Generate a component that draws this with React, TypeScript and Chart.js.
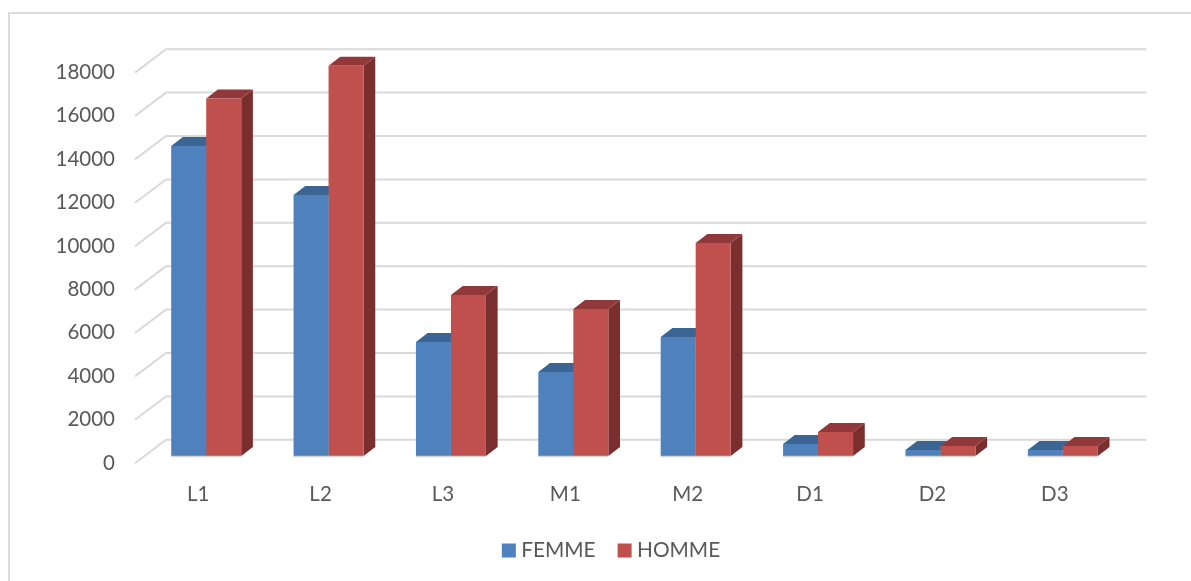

--

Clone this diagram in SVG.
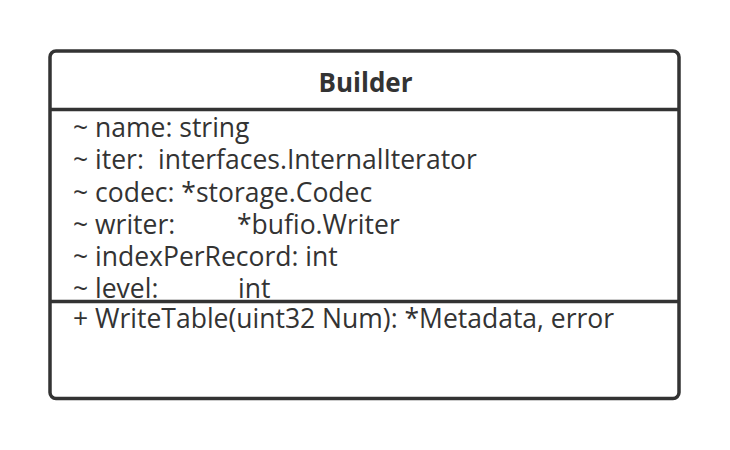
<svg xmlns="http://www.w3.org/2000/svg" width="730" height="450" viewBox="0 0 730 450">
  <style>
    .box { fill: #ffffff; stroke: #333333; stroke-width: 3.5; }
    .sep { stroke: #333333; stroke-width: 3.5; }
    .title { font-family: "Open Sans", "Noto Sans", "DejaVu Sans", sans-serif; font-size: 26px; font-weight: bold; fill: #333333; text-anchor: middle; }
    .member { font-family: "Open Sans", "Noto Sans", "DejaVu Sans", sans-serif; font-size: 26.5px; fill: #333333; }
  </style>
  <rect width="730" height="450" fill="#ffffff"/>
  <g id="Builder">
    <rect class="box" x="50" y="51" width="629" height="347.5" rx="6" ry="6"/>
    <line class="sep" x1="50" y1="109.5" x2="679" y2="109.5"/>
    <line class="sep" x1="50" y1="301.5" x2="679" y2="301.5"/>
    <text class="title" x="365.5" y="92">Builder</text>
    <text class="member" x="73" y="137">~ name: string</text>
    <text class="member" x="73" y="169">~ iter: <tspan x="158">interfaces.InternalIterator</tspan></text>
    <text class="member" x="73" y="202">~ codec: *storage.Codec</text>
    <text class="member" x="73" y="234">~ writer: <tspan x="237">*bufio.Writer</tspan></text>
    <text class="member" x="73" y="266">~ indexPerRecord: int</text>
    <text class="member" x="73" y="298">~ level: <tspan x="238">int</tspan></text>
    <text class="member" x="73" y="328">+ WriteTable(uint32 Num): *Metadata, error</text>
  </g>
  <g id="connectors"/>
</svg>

_Goal_: Using the records above, copy every line that has the word "this" in it.

_Full response_:
Generate a component that draws this with React, TypeScript and Chart.js.
Clone this diagram in SVG.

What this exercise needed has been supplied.